My understanding from reading Pohlmann, and seeing a few published jitter specs and measurements, is that -120 dB is typical. If jitter is at -60 dB I imagine it might be audible with some types of material. But how lame would a designer have to be to create a circuit with jitter that high? What situations do you know of where jitter is ever that high?
--Ethan
Maybe not quite
that high, but you have not spent much time analysing clock jitter in SPDIF receivers. I have. It isn't "lame", it is a product of a "lame" architecture.

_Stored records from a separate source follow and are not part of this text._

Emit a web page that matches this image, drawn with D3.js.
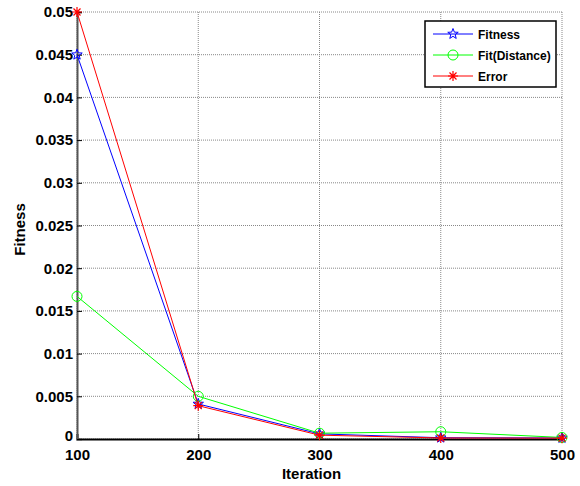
<!DOCTYPE html>
<html><head><meta charset="utf-8">
<script src="https://cdn.jsdelivr.net/npm/d3@7"></script>
<style>body{margin:0;background:#fff}svg{display:block}text{font-family:Arial,"Liberation Sans",sans-serif;font-weight:bold}</style>
</head><body><svg id="c" width="580" height="486"></svg>
<script>
const iterations = [100, 200, 300, 400, 500];
const fitness = [0.045, 0.0041, 0.0006, 0.00015, 0.00012];
const fitDistance = [0.0167, 0.0050, 0.00068, 0.00085, 0.00018];
const errorVals = [0.05, 0.0039, 0.00045, 0.00012, 0.0001];
const yTicks = [0, 0.005, 0.01, 0.015, 0.02, 0.025, 0.03, 0.035, 0.04, 0.045, 0.05];
const yTickLabels = ["0","0.005","0.01","0.015","0.02","0.025","0.03","0.035","0.04","0.045","0.05"];
const seriesNames = ["Fitness", "Fit(Distance)", "Error"];
const seriesColors = ["#0000ff", "#00ff00", "#ff0000"];
const seriesMarkers = ["star", "circle", "asterisk"];
const seriesData = [fitness, fitDistance, errorVals];

const svg = d3.select("#c");
const L = 77, R = 562, T = 12, B = 439;
const x = d3.scaleLinear().domain([100, 500]).range([L, R]);
const y = d3.scaleLinear().domain([0, 0.05]).range([B, T]);

// grid
const g = svg.append("g");
g.selectAll(".gx").data(iterations).enter().append("line")
  .attr("x1", d => x(d)).attr("x2", d => x(d)).attr("y1", T).attr("y2", B)
  .attr("stroke", "#888").attr("stroke-width", 1).attr("stroke-dasharray", "1,1");
g.selectAll(".gy").data(yTicks).enter().append("line")
  .attr("x1", L).attr("x2", R).attr("y1", d => y(d)).attr("y2", d => y(d))
  .attr("stroke", "#888").attr("stroke-width", 1).attr("stroke-dasharray", "1,1");

// axes
const xAxis = d3.axisBottom(x).tickValues(iterations).tickSize(-5).tickPadding(10).tickFormat(d3.format("d"));
const yAxis = d3.axisLeft(y).tickValues(yTicks).tickSize(-5).tickPadding(4).tickFormat((d, i) => yTickLabels[i]);
const ax = svg.append("g").attr("transform", `translate(0,${B})`).call(xAxis);
const ay = svg.append("g").attr("transform", `translate(${L},0)`).call(yAxis);
[ax, ay].forEach(a => {
  a.selectAll("text").attr("font-size", 15).attr("fill", "#000").attr("font-family", "Arial, 'Liberation Sans', sans-serif").attr("font-weight", "bold");
  a.selectAll(".tick line").attr("stroke", "#000");
});
ay.selectAll(".tick").filter(d => d === 0).select("text").attr("dy", "0.1em");
ax.select(".domain").attr("stroke", "#000").attr("stroke-width", 2);
ay.select(".domain").attr("stroke", "#555").attr("stroke-width", 2);

// markers
function drawMarker(sel, type, color, cx, cy) {
  if (type === "circle") {
    sel.append("circle").attr("cx", cx).attr("cy", cy).attr("r", 5).attr("fill", "none").attr("stroke", color).attr("stroke-width", 1);
  } else if (type === "star") {
    const pts = [];
    for (let k = 0; k < 10; k++) {
      const r = k % 2 === 0 ? 5.5 : 2.3;
      const a = -Math.PI / 2 + k * Math.PI / 5;
      pts.push([cx + r * Math.cos(a), cy + r * Math.sin(a)]);
    }
    sel.append("polygon").attr("points", pts.map(p => p.join(",")).join(" ")).attr("fill", "none").attr("stroke", color).attr("stroke-width", 1);
  } else {
    const s = 5;
    const p = `M${cx - s},${cy}L${cx + s},${cy}M${cx},${cy - s}L${cx},${cy + s}M${cx - s * 0.7},${cy - s * 0.7}L${cx + s * 0.7},${cy + s * 0.7}M${cx - s * 0.7},${cy + s * 0.7}L${cx + s * 0.7},${cy - s * 0.7}`;
    sel.append("path").attr("d", p).attr("stroke", color).attr("stroke-width", 1.2).attr("fill", "none");
  }
}

const line = d3.line().x(d => x(d[0])).y(d => y(d[1]));
seriesData.forEach((vals, si) => {
  const pts = iterations.map((it, i) => [it, vals[i]]);
  svg.append("path").attr("d", line(pts)).attr("fill", "none").attr("stroke", seriesColors[si]).attr("stroke-width", 1);
  const mg = svg.append("g");
  pts.forEach(p => drawMarker(mg, seriesMarkers[si], seriesColors[si], x(p[0]), y(p[1])));
});

// labels
svg.append("text").attr("x", (L + R) / 2 - 8).attr("y", 479).attr("text-anchor", "middle").attr("font-size", 15).text("Iteration");
svg.append("text").attr("transform", `translate(25,${(T + B) / 2 + 4}) rotate(-90)`).attr("text-anchor", "middle").attr("font-size", 15).text("Fitness");

// legend
const lg = svg.append("g");
lg.append("rect").attr("x", 425).attr("y", 21).attr("width", 131).attr("height", 66).attr("fill", "#fff").attr("stroke", "#000").attr("stroke-width", 1.5);
seriesNames.forEach((n, i) => {
  const ly = 34 + i * 21;
  lg.append("line").attr("x1", 433).attr("x2", 473).attr("y1", ly).attr("y2", ly).attr("stroke", seriesColors[i]).attr("stroke-width", 1);
  drawMarker(lg, seriesMarkers[i], seriesColors[i], 453, ly);
  lg.append("text").attr("x", 478).attr("y", ly + 4.5).attr("font-size", 12).text(n);
});
</script></body></html>
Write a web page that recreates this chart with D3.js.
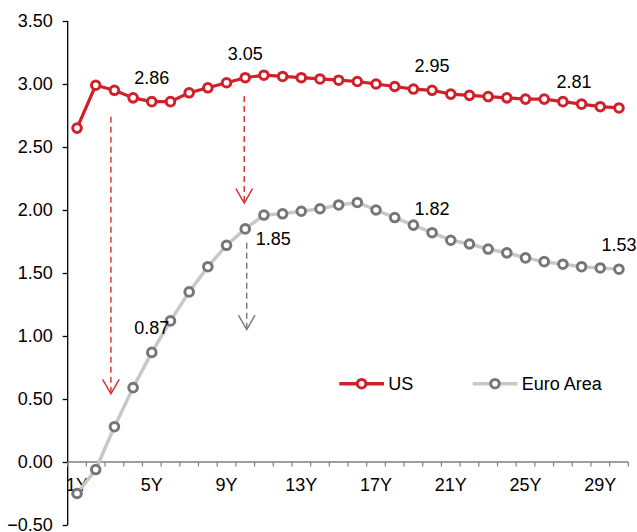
<!DOCTYPE html>
<html>
<head>
<meta charset="utf-8">
<script src="https://cdn.jsdelivr.net/npm/d3@7"></script>
<style>
  html, body { margin: 0; padding: 0; background: #fff; }
  svg { display: block; font-family: "Liberation Sans", Arial, sans-serif; }
</style>
</head>
<body>
<svg id="chart" width="637" height="532"></svg>
<script>
// Tenors 1Y..30Y
const tenors = d3.range(1, 31).map(d => d + "Y");
const tickLabels = ["1Y", "5Y", "9Y", "13Y", "17Y", "21Y", "25Y", "29Y"];
const yTicks = [-0.5, 0, 0.5, 1, 1.5, 2, 2.5, 3, 3.5];

// Yield curves (%)
const usValues = [2.65, 2.99, 2.95, 2.89, 2.86, 2.86, 2.93, 2.97, 3.01, 3.05,
                  3.07, 3.06, 3.05, 3.04, 3.03, 3.02, 3.00, 2.98, 2.96, 2.95,
                  2.92, 2.91, 2.90, 2.89, 2.88, 2.88, 2.86, 2.84, 2.82, 2.81];
const euroValues = [-0.25, -0.06, 0.28, 0.59, 0.87, 1.12, 1.35, 1.55, 1.72, 1.85,
                    1.96, 1.97, 1.99, 2.01, 2.04, 2.06, 2.00, 1.94, 1.88, 1.82,
                    1.76, 1.73, 1.69, 1.66, 1.62, 1.59, 1.57, 1.55, 1.54, 1.53];

// Value callouts: [tenor, value, dx, dy]
const usCallouts = [["5Y", 2.86, 0, -18], ["10Y", 3.05, 0, -18], ["20Y", 2.95, 0, -18], ["30Y", 2.81, -45, -20]];
const euroCallouts = [["5Y", 0.87, 0, -18], ["10Y", 1.85, 28, 16], ["20Y", 1.82, 0, -18], ["30Y", 1.53, 0, -18]];

// Dashed spread arrows: [tenor, dx, fromValue, toValue, colour]
const arrows = [["3Y", -3.5, 2.74, 0.54, "#d42a2a"],
                ["10Y", -1, 2.905, 2.055, "#d42a2a"],
                ["10Y", 1.5, 1.74, 1.05, "#777777"]];

const RED = "#d0202a";
const GREY_LINE = "#c8c8c8";
const GREY_MARK = "#767676";
const FONT = "18px";

const svg = d3.select("#chart");
const plotLeft = 67.7, plotRight = 628.3, plotTop = 21, plotBottom = 525;

const x = d3.scaleBand().domain(tenors).range([plotLeft, plotRight]).padding(0);
const y = d3.scaleLinear().domain([-0.5, 3.5]).range([plotBottom, plotTop]);
const cx = t => x(t) + x.bandwidth() / 2;

// Y axis
const yAxis = svg.append("g")
  .attr("transform", `translate(${plotLeft},0)`)
  .call(d3.axisLeft(y).tickValues(yTicks).tickFormat(d3.format(".2f")).tickSize(5).tickPadding(10));
yAxis.select(".domain").attr("stroke", "#000").attr("stroke-width", 1.3).attr("d", `M0,${plotTop}V${plotBottom}`);
yAxis.selectAll(".tick line").attr("stroke", "#000").attr("stroke-width", 1.3);
yAxis.selectAll(".tick text").attr("font-size", FONT).attr("fill", "#000");

// X axis along zero
const y0 = y(0);
const xg = svg.append("g");
xg.append("line").attr("x1", plotLeft).attr("x2", plotRight).attr("y1", y0).attr("y2", y0)
  .attr("stroke", "#7f7f7f").attr("stroke-width", 1.3);
xg.selectAll("line.tk").data(d3.range(0, tenors.length + 1)).enter().append("line")
  .attr("class", "tk")
  .attr("x1", i => plotLeft + i * x.step()).attr("x2", i => plotLeft + i * x.step())
  .attr("y1", y0).attr("y2", y0 + 4.5)
  .attr("stroke", "#7f7f7f").attr("stroke-width", 1.2);
xg.selectAll("text").data(tickLabels).enter().append("text")
  .attr("x", d => cx(d)).attr("y", y0 + 29)
  .attr("text-anchor", "middle").attr("font-size", FONT).attr("fill", "#000")
  .text(d => d);

// Arrows
const arrowG = svg.append("g");
arrows.forEach(([t, dx, v0, v1, col]) => {
  const ax = cx(t) + dx;
  const ya = y(v0), yb = y(v1);
  arrowG.append("line").attr("x1", ax).attr("x2", ax).attr("y1", ya).attr("y2", yb - 2)
    .attr("stroke", col).attr("stroke-width", 1.4).attr("stroke-dasharray", "6,4");
  arrowG.append("path")
    .attr("d", `M${ax - 8.3},${yb - 14.5}L${ax},${yb}L${ax + 8.3},${yb - 14.5}`)
    .attr("fill", "none").attr("stroke", col).attr("stroke-width", 1.4);
});

// Lines
const line = d3.line().x((d, i) => cx(tenors[i])).y(d => y(d));
function series(values, lineColor, markColor, lw) {
  const g = svg.append("g");
  g.append("path").datum(values).attr("d", line)
    .attr("fill", "none").attr("stroke", lineColor).attr("stroke-width", lw)
    .attr("stroke-linejoin", "round");
  g.selectAll("circle").data(values).enter().append("circle")
    .attr("cx", (d, i) => cx(tenors[i])).attr("cy", d => y(d)).attr("r", 4.3)
    .attr("fill", "#fff").attr("stroke", markColor).attr("stroke-width", 3);
}
series(euroValues, GREY_LINE, GREY_MARK, 3.5);
series(usValues, RED, RED, 3.2);

// Callouts
function callouts(list) {
  svg.append("g").selectAll("text").data(list).enter().append("text")
    .attr("x", d => cx(d[0]) + d[2]).attr("y", d => y(d[1]) + d[3])
    .attr("text-anchor", "middle").attr("font-size", FONT).attr("fill", "#000")
    .text(d => d[1].toFixed(2));
}
callouts(usCallouts);
callouts(euroCallouts);

// Legend
const legend = [["US", RED, RED, 339.3], ["Euro Area", GREY_LINE, GREY_MARK, 472.7]];
const ly = 383.7;
const lg = svg.append("g");
legend.forEach(([name, lc, mc, lx]) => {
  lg.append("line").attr("x1", lx).attr("x2", lx + 44.7).attr("y1", ly).attr("y2", ly)
    .attr("stroke", lc).attr("stroke-width", 3.5);
  lg.append("circle").attr("cx", lx + 22.3).attr("cy", ly).attr("r", 4.3)
    .attr("fill", "#fff").attr("stroke", mc).attr("stroke-width", 3);
  lg.append("text").attr("x", lx + 49).attr("y", ly).attr("dy", "0.35em")
    .attr("font-size", FONT).attr("fill", "#000").text(name);
});
</script>
</body>
</html>
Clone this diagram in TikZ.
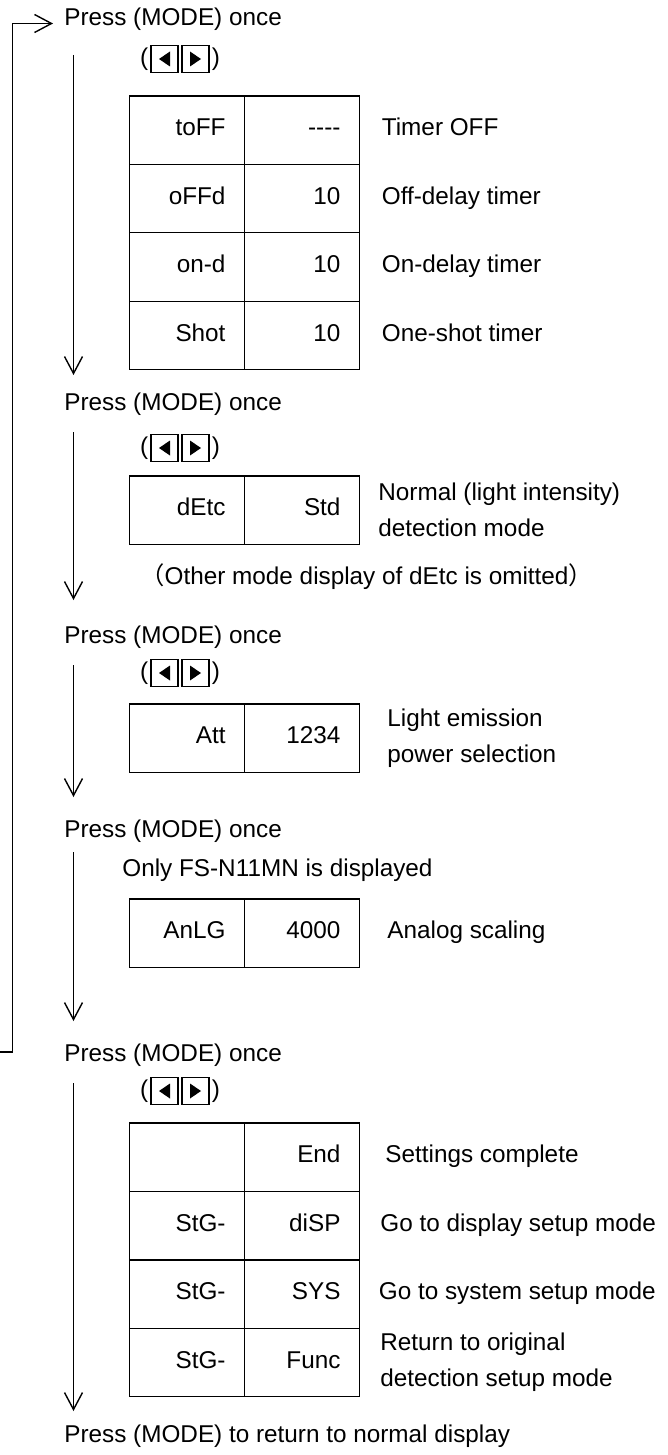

Toobes........sorry, I did not have time to read the link, but you will not see arguing against you on the "why" part. Euphonic colouration aside, the reason why 0.01% vs 0.00001% doesn't work is that it leaves out the spectrum of the distortion. Pretty much the same as in jitter audibility predictions.
It isn't the level of distortion that is point, but the distribution. Some is euphonic, and some folks like it. Others (like 7th and 9th order) are especially nasty, and folks don't care to hear them.
As for level of audibility, I don't imagine that you ever measured capacitor distortion levels. They are typically down in that -120 dB range. I don't know of many folks here who won't agree that caps sound different. (Well, ok, I do know of one, but he isn't reading this. Yet) Now, I am not going to claim that caps sound different solely because of -120 THD. There are most likely other mechanisms at work. But, it may well enter into the equation. But if it is part of it, yet below what some feel is audible.........well, the mysteries of life and audio continue.
Point being: numbers by themselves don't tell the whole story. (Did I say that before?) But, if you are looking for a number, designers that I work with fell that clock jitter numbers <10 nSec are what the goal is. Close-in jitter is believed to be more detrimental than higher frequency jitter. Once again, you have to know the spectrum. Same as in THD. A simple number by itself is not sufficient.
For a stand-alone CD player, or a SPDIF DAC, with a good clock,
right at the DAC chip,, that is not an insurmountable goal.
SPDIF
without reclocking, then you are going to be hard pressed to get <200 nSec. The PLLs have that much built in. Add to that reflection-induced jitter, well you can see why -120 db is never going to happen.
Call it lame. I call it SPDIF. The scourge of the audio world.